Kah Walla, is Cameroon’s only female candidate for the upcoming October presidential elections.
She says she’s trying to rouse the women’s vote.
“Women are excited about having a woman candidate, but the challenge is to get them active,” Walla said during a recent visit to the northwestern city of Bamenda. “We need to see them register, vote and seek to be voted across all political party lines.”
Walla, who is running her campaign under the slogan “The time is now,” said her main campaign activists were young people. She said getting women involved was more challenging.
Women hold only slightly more than 10 percent of the seats in Cameroon’s parliament and are nonexistent in the top leadership ranks of the military and local government.
Walla knows all too well the intimidation tactics used to discourage women’s political involvement in the authoritarian government.
“I was kidnapped on the 20th of May, 2011,” said Walla, recounting some of the obstacles to her candidacy. “I had water cannons turned on me and I have had some forms of intimidation, too.”
Diana Ambofei, vice regional chairwoman of the Social Democratic Front, Cameroon’s main opposition party in Cameroon’s Northwest region, can relate.
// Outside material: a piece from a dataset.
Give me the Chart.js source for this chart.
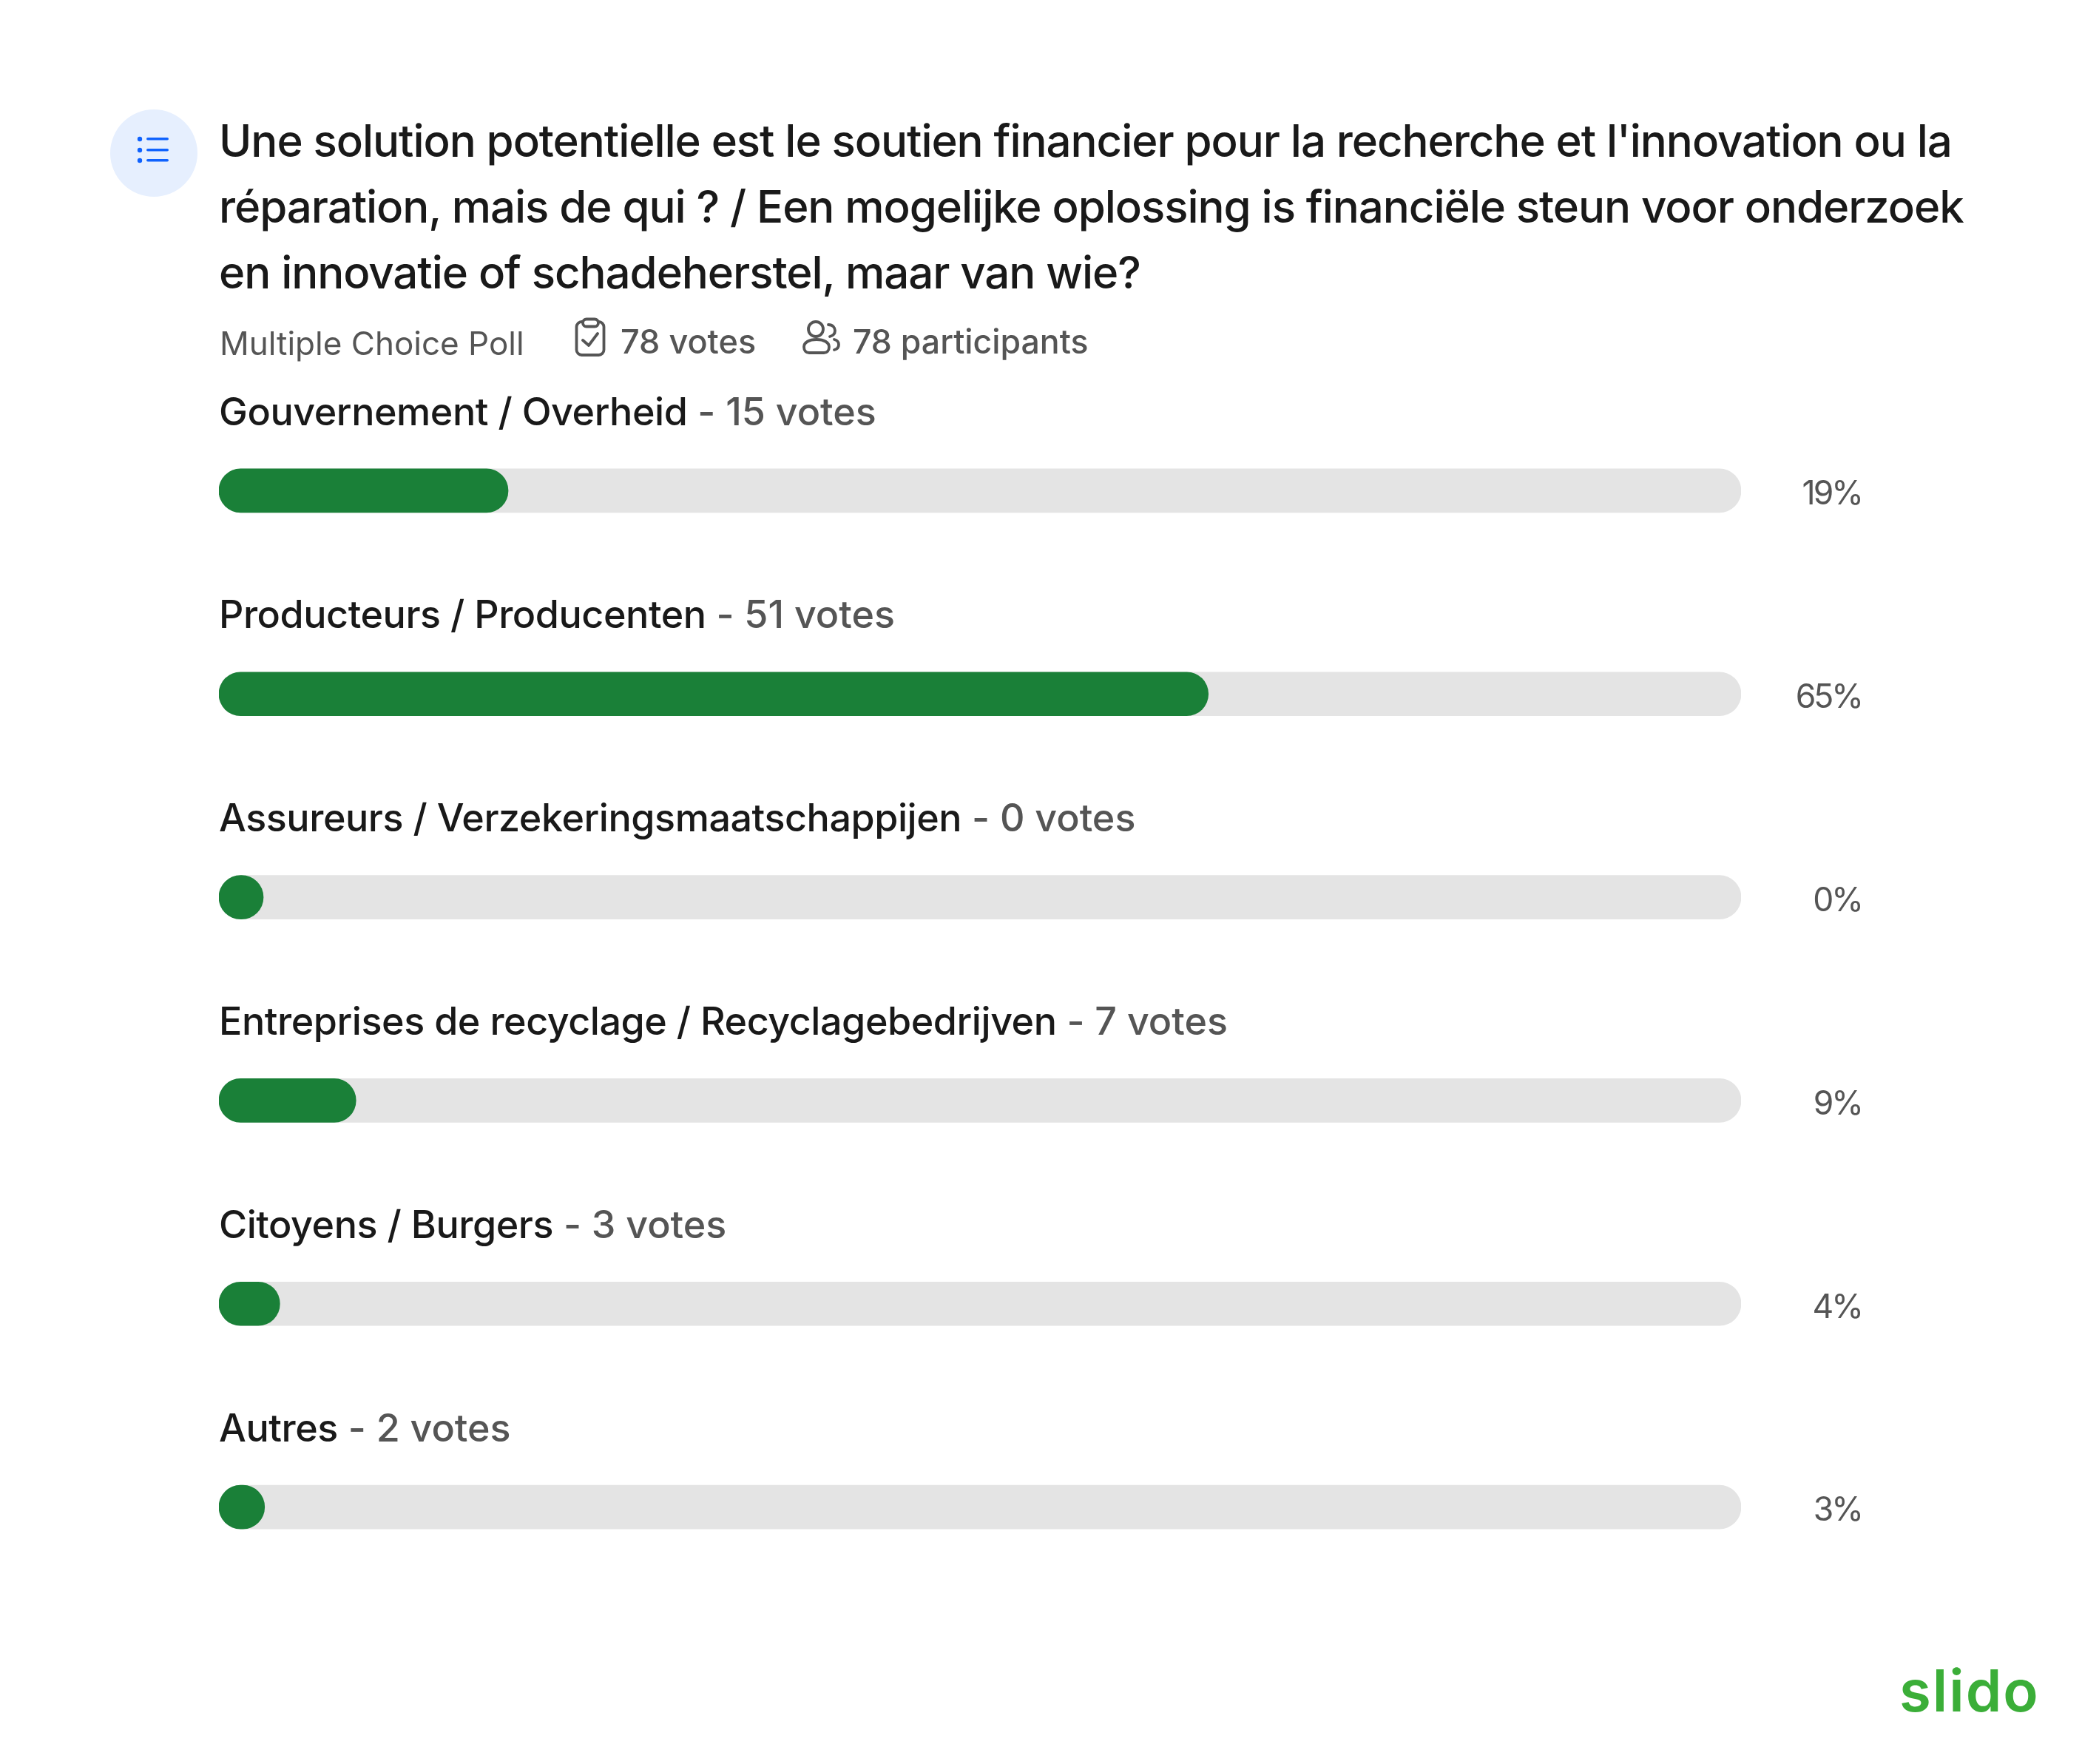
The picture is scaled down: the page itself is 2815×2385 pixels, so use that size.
<!DOCTYPE html>
<html lang="fr">
<head>
<meta charset="UTF-8" />
<title>Slido poll</title>
<script src="https://cdn.jsdelivr.net/npm/chart.js"></script>
<style>
  html, body { margin: 0; padding: 0; background: #fff; }
  body { position: relative; width: 2815px; height: 2385px; overflow: hidden; font-family: Inter, sans-serif; }
  #myChart { position: absolute; left: 0; top: 0; }
  .txt { position: absolute; white-space: pre; }
  .title { left: 296px; top: 146px; font-size: 60px; line-height: 89px; font-weight: 500; color: #191919; letter-spacing: -1.06px; }
  .meta { top: 430px; line-height: 64px; font-size: 45px; color: #555; }
  .logo { left: 2568px; top: 2231px; font-size: 78px; line-height: 110px; font-weight: 600; color: #3bae38; letter-spacing: 2px; }
  svg { position: absolute; }
</style>
</head>
<body>
  <canvas id="myChart" width="2815" height="2385"></canvas>

  <svg style="left:148px;top:148px" width="120" height="120" viewBox="0 0 120 120">
    <circle cx="60" cy="59" r="59" fill="#e6effe" />
    <g fill="#0f62fe">
      <circle cx="41" cy="40" r="3.2" /><circle cx="41" cy="55" r="3.2" /><circle cx="41" cy="69" r="3.2" />
      <rect x="50" y="38" width="30" height="3.6" rx="1.8" />
      <rect x="50" y="53" width="30" height="3.6" rx="1.8" />
      <rect x="50" y="67" width="30" height="3.6" rx="1.8" />
    </g>
  </svg>

  <div class="txt title">Une solution potentielle est le soutien financier pour la recherche et l'innovation ou la
réparation, mais de qui ? / Een mogelijke oplossing is financiële steun voor onderzoek
en innovatie of schadeherstel, maar van wie?</div>

  <div class="txt meta" style="left:297px;top:432px;font-size:44px">Multiple Choice Poll</div>
  <svg style="left:776px;top:428px" width="44" height="56" viewBox="0 0 44 56" fill="none" stroke="#555" stroke-width="3.8" stroke-linejoin="round" stroke-linecap="round">
    <rect x="3.5" y="7" width="37" height="45" rx="7" />
    <rect x="12" y="3.5" width="21" height="10" rx="5" fill="#fff" />
    <path d="M12 32 L20 39 L32 23" />
  </svg>
  <div class="txt meta" style="left:839px;font-weight:500">78 votes</div>
  <svg style="left:1085px;top:432px" width="54" height="50" viewBox="0 0 54 50" fill="none" stroke="#555" stroke-width="3.8" stroke-linecap="round">
    <circle cx="18" cy="13" r="10" />
    <path d="M2 37 C2 31 9 27 19 27 C29 27 36 31 36 37 C36 42 33 45 29 45 L9 45 C5 45 2 42 2 37 Z" />
    <path d="M35 7 C41 7 44 11 44 15 C44 19 41 22 37 23" />
    <path d="M43 27 C47 28 49 31 49 34 C49 38 47 40 43 41" />
  </svg>
  <div class="txt meta" style="left:1153px;font-weight:500;font-size:44.6px">78 participants</div>

  <div class="txt logo">slido</div>

<script>
  const categories = [
    "Gouvernement / Overheid",
    "Producteurs / Producenten",
    "Assureurs / Verzekeringsmaatschappijen",
    "Entreprises de recyclage / Recyclagebedrijven",
    "Citoyens / Burgers",
    "Autres",
  ];
  const votes = [15, 51, 0, 7, 3, 2];
  const percents = [19, 65, 0, 9, 4, 3];
  const trackValues = [100, 100, 100, 100, 100, 100];

  // labels above each bar and the percent on the right
  const rowLabels = {
    id: "rowLabels",
    afterDatasetsDraw(chart) {
      const ctx = chart.ctx;
      const y = chart.scales.y;
      ctx.save();
      ctx.textBaseline = "middle";
      categories.forEach((name, i) => {
        const cy = y.getPixelForValue(i);
        ctx.textAlign = "left";
        ctx.letterSpacing = "-0.44px";
        ctx.font = "500 52px Inter";
        ctx.fillStyle = "#191919";
        ctx.fillText(name, chart.chartArea.left, cy - 104.5);
        const w = ctx.measureText(name).width;
        ctx.letterSpacing = "0px";
        ctx.fillStyle = "#555555";
        ctx.fillText(" - " + votes[i] + " votes", chart.chartArea.left + w, cy - 104.5);

        ctx.textAlign = "right";
        ctx.letterSpacing = "-3px";
        ctx.font = "400 44.5px Inter";
        ctx.fillText(percents[i] + "%", 2517, cy + 5.5);
      });
      ctx.restore();
    },
  };

  new Chart(document.getElementById("myChart"), {
    type: "bar",
    data: {
      labels: categories,
      datasets: [
        {
          data: percents,
          backgroundColor: "#1a8038",
          borderRadius: 30,
          borderSkipped: false,
          minBarLength: 60,
          barThickness: 59,
          order: 1,
        },
        {
          data: trackValues,
          backgroundColor: "#e4e4e4",
          borderRadius: 30,
          borderSkipped: false,
          barThickness: 59,
          order: 2,
        },
      ],
    },
    options: {
      indexAxis: "y",
      responsive: false,
      devicePixelRatio: 1,
      animation: false,
      layout: { padding: { left: 296, right: 461, top: 526, bottom: 210 } },
      datasets: { bar: { grouped: false } },
      scales: {
        x: { display: false, min: 0, max: 100 },
        y: { display: false },
      },
      plugins: { legend: { display: false }, tooltip: { enabled: false } },
    },
    plugins: [rowLabels],
  });
</script>
</body>
</html>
She said death threats caused her to withdraw from her run for parliament in 2002.
“I was summoned to a hut by the traditional heads in my constituency and palm wine was sprinkled at the entrance of the hut,” she said. “They said if I wanted to live, I should cross the entrance of the hut and stop my campaign, but if I do not want to see the dawn of the next day, I should cross the entrance of the hut and go on with the campaign. I left the hut and declined my candidacy.”
Although a couple of other women have run for president — one in 1992 and another in 2004 — Walla said they didn’t get as far as she has.
“My candidacy is the first to draw national and international attention,” she said.